======== Supplied material
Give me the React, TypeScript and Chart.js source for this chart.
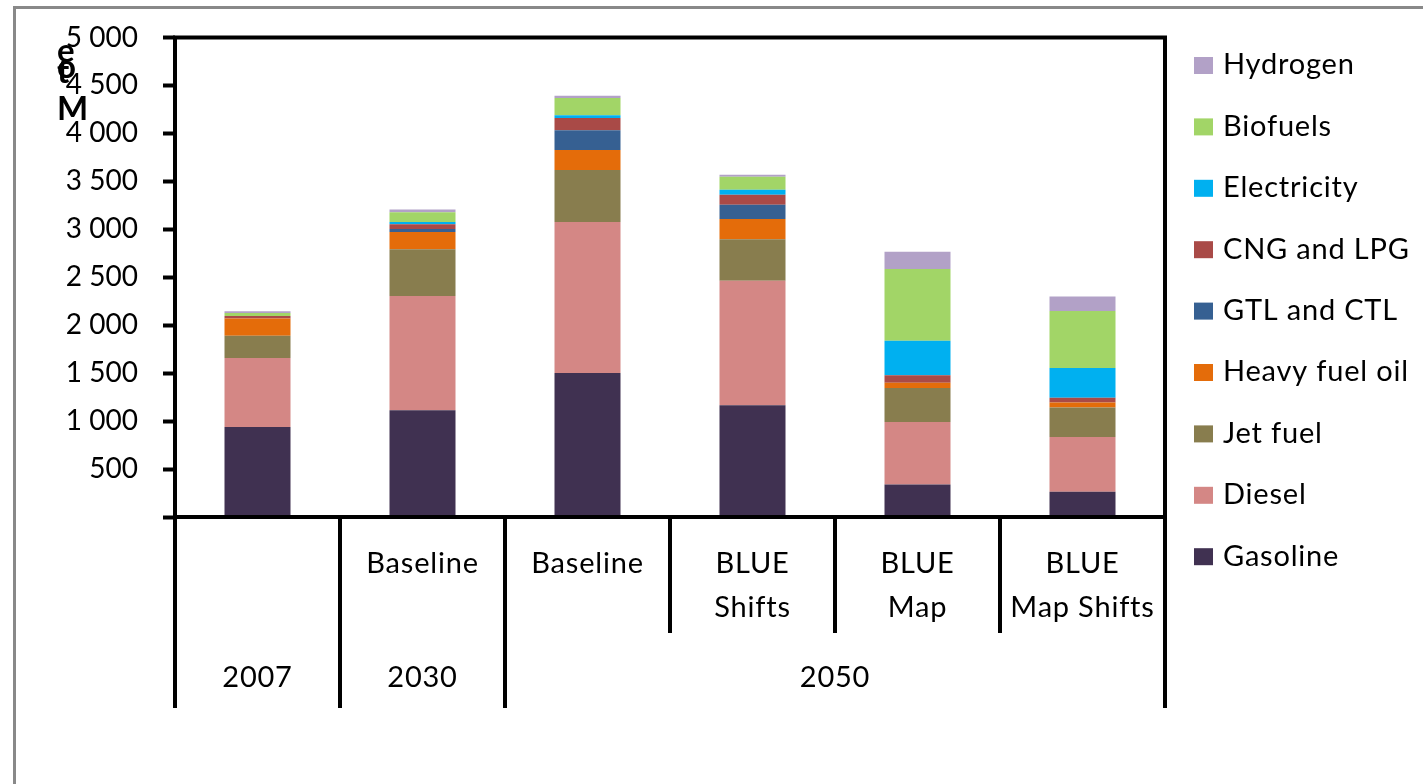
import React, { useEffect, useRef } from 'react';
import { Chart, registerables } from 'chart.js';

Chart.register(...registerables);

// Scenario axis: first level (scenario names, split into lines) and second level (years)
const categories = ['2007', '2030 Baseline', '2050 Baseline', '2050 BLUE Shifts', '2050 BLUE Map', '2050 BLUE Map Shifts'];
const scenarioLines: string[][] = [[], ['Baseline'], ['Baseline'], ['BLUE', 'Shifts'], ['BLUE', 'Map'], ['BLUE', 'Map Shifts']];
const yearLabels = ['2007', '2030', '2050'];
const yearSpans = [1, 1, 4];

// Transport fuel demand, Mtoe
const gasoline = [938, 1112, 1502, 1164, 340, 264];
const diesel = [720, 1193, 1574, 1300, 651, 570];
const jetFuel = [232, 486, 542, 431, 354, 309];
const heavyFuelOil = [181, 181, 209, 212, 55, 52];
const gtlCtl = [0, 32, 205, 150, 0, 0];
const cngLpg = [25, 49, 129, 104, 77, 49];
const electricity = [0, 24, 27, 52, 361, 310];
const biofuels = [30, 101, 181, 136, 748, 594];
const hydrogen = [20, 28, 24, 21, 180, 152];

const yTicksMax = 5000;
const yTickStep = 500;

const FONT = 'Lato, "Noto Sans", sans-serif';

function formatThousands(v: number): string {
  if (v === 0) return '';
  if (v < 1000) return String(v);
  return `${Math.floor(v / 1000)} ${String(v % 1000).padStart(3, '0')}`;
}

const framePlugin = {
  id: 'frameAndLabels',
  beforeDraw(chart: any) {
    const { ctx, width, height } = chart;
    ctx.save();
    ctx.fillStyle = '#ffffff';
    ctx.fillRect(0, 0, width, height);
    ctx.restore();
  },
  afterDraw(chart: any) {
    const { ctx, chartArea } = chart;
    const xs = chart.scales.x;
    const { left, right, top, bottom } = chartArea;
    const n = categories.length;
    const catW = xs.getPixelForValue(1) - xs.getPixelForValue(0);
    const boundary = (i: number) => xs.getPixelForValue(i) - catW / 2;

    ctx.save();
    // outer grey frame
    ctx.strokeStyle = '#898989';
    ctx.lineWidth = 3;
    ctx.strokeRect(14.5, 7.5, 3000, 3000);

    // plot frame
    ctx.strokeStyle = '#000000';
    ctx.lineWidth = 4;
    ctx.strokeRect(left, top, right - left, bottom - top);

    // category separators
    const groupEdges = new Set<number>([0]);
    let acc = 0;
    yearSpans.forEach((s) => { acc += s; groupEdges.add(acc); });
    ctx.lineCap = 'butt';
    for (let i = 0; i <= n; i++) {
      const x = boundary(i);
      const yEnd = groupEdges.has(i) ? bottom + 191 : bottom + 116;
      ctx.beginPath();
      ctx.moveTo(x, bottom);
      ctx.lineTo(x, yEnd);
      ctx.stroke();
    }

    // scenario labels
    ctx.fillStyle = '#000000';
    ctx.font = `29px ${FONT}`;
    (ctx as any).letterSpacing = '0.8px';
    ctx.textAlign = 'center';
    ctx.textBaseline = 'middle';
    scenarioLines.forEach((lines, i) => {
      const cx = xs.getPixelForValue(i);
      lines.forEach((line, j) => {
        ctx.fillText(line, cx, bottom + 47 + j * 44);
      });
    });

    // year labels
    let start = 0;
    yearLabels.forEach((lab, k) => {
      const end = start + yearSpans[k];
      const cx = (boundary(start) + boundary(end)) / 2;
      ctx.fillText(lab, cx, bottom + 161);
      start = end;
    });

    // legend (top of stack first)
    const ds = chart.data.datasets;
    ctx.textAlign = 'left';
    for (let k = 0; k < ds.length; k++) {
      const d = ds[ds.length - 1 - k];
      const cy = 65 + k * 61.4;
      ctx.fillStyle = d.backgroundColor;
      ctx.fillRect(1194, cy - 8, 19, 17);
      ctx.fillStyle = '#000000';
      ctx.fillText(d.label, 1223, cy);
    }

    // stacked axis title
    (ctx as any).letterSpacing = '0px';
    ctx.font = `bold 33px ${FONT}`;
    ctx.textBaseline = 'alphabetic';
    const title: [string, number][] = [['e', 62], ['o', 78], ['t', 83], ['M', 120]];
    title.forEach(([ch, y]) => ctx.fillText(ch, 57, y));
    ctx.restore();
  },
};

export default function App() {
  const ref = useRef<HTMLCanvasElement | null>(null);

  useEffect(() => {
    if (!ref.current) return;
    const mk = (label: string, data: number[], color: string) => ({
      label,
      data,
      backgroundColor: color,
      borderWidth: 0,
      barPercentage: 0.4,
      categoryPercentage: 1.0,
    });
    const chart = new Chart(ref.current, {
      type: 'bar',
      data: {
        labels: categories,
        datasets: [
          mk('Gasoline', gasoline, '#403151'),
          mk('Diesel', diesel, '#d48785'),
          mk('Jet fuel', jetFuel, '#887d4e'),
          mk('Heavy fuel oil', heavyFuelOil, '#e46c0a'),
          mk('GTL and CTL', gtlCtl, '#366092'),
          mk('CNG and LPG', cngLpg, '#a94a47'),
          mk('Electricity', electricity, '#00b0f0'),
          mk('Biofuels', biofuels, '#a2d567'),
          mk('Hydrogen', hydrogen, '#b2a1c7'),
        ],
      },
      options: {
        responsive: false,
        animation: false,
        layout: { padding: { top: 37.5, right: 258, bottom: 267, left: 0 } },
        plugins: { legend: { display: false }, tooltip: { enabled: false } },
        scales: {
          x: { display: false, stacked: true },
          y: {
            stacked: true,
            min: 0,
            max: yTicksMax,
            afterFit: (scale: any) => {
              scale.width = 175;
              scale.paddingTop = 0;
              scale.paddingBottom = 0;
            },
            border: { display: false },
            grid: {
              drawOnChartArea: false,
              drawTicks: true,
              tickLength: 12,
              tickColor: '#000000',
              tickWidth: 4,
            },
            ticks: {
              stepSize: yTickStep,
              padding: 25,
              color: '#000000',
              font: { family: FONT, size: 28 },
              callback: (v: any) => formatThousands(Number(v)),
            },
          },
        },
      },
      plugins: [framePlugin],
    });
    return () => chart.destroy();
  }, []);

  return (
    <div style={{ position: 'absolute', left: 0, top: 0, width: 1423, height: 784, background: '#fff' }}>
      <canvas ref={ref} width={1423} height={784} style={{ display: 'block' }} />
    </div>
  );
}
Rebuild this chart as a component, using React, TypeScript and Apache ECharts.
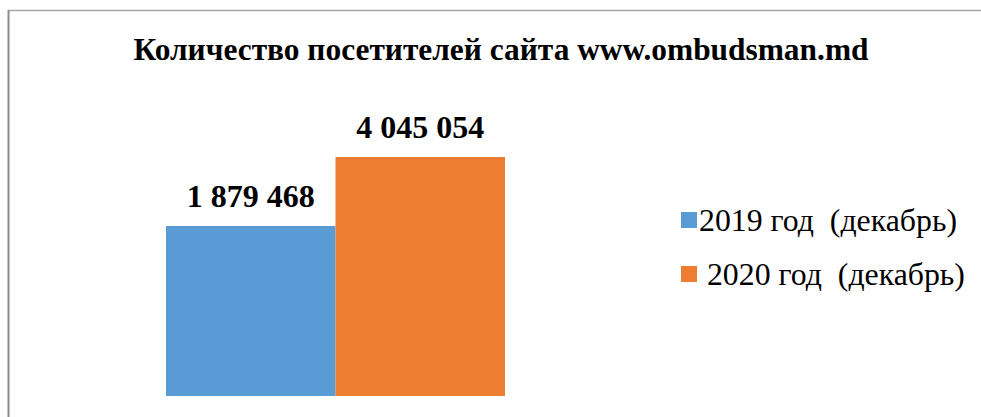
================
Please return, exactly as written, the lines from the first line of the records above through the line containing "const boundary = (i: number)", both included, leaving out any pictures.

* _Answer for this exercise_:
Give me the React, TypeScript and Chart.js source for this chart.
import React, { useEffect, useRef } from 'react';
import { Chart, registerables } from 'chart.js';

Chart.register(...registerables);

// Scenario axis: first level (scenario names, split into lines) and second level (years)
const categories = ['2007', '2030 Baseline', '2050 Baseline', '2050 BLUE Shifts', '2050 BLUE Map', '2050 BLUE Map Shifts'];
const scenarioLines: string[][] = [[], ['Baseline'], ['Baseline'], ['BLUE', 'Shifts'], ['BLUE', 'Map'], ['BLUE', 'Map Shifts']];
const yearLabels = ['2007', '2030', '2050'];
const yearSpans = [1, 1, 4];

// Transport fuel demand, Mtoe
const gasoline = [938, 1112, 1502, 1164, 340, 264];
const diesel = [720, 1193, 1574, 1300, 651, 570];
const jetFuel = [232, 486, 542, 431, 354, 309];
const heavyFuelOil = [181, 181, 209, 212, 55, 52];
const gtlCtl = [0, 32, 205, 150, 0, 0];
const cngLpg = [25, 49, 129, 104, 77, 49];
const electricity = [0, 24, 27, 52, 361, 310];
const biofuels = [30, 101, 181, 136, 748, 594];
const hydrogen = [20, 28, 24, 21, 180, 152];

const yTicksMax = 5000;
const yTickStep = 500;

const FONT = 'Lato, "Noto Sans", sans-serif';

function formatThousands(v: number): string {
  if (v === 0) return '';
  if (v < 1000) return String(v);
  return `${Math.floor(v / 1000)} ${String(v % 1000).padStart(3, '0')}`;
}

const framePlugin = {
  id: 'frameAndLabels',
  beforeDraw(chart: any) {
    const { ctx, width, height } = chart;
    ctx.save();
    ctx.fillStyle = '#ffffff';
    ctx.fillRect(0, 0, width, height);
    ctx.restore();
  },
  afterDraw(chart: any) {
    const { ctx, chartArea } = chart;
    const xs = chart.scales.x;
    const { left, right, top, bottom } = chartArea;
    const n = categories.length;
    const catW = xs.getPixelForValue(1) - xs.getPixelForValue(0);
    const boundary = (i: number) => xs.getPixelForValue(i) - catW / 2;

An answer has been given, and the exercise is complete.